The failed resolution was a blow to the Palestinian bid to gain support from the international body that would have imposed a solution on Israel.

"The result of today's vote shows that the Security Council as a whole is clearly not ready and willing to shoulder its responsibilities in a way that would allow for the adoption of a comprehensive resolution and allow us to open the doors for peace and for a just and lasting solution based on international law," Palestinian U.N. Ambassador Riyad Mansour said.

Prior to the vote, Israel Nitzan, the Israeli Mission's Middle East advisor, charged the Palestinians with doing everything possible to avoid direct talks with Israel.

"They have engaged in a never ending stream of political games and now they are parading into this council with a preposterous unilateral proposal," Nitzan said. "I have news for the Palestinians: you cannot agitate and provoke your way to a state."

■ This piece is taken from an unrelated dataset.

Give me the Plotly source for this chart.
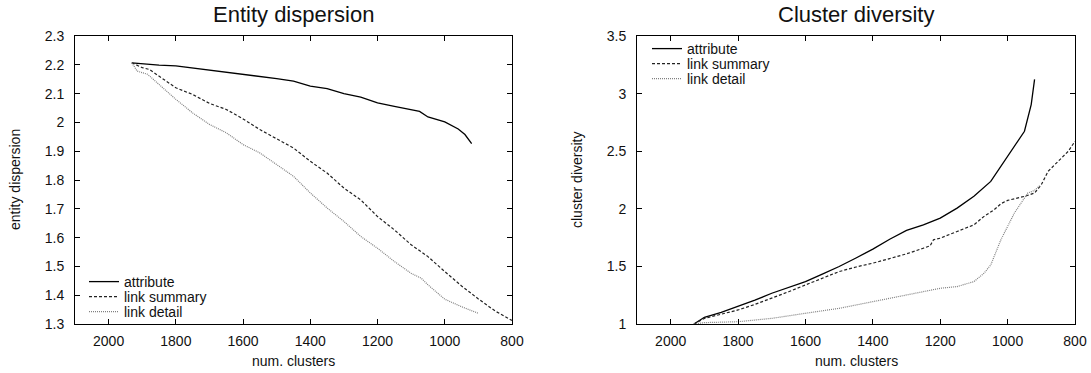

The resolution called for Israel to leave the West Bank by 2017. That's the area occupied by Jordan following the War of Independence.

Known as Judea and Samaria, Israel regained sovereignty over the area in the 1967 Six-Day War. Many Israelis consider it the nation's biblical heartland that should not ceded in any future deal with the Palestinian Authority.

The United States was expected to veto the resolution. But in the end, the resolution was one short of the nine votes needed to pass. 

Both the Unitec States and Australia voted against the resolution. There were five abstentions including the United Kingdom.

U.S. Ambassador Samantha Powers called the resolution "deeply unbalanced" and said it would undermine negotiations.

"We voted against this resolution not because we are comfortable with the status quo. We voted against it because we know what everyone here knows as well," Powers said.

"Peace will come from hard choices and compromises that must be made at the negotiating table. Today's staged confrontation in the U.N. Security Council will not bring the parties closer to achieving a two state solution," she added.

It's not clear what steps the Palestinians will take now. But it's likely the United States will increase the pressure on Israel and the Palestinians to return to negotiations.

In Israel, Foreign Minister Avigdor Liberman was quoted as saying every country that wants Israel and the Palestinians to reach an agreement "must act responsibly and clarify to the Palestinians that decisions are only reached at the negotiating table."

The Israeli website Arutz Sheva quoted Defense Minister Moshe Ya'alon saying the Palestinian Authority "continues to prove it isn't interested in direct talks, but rather in provocations and acts of de-legitimization against Israel."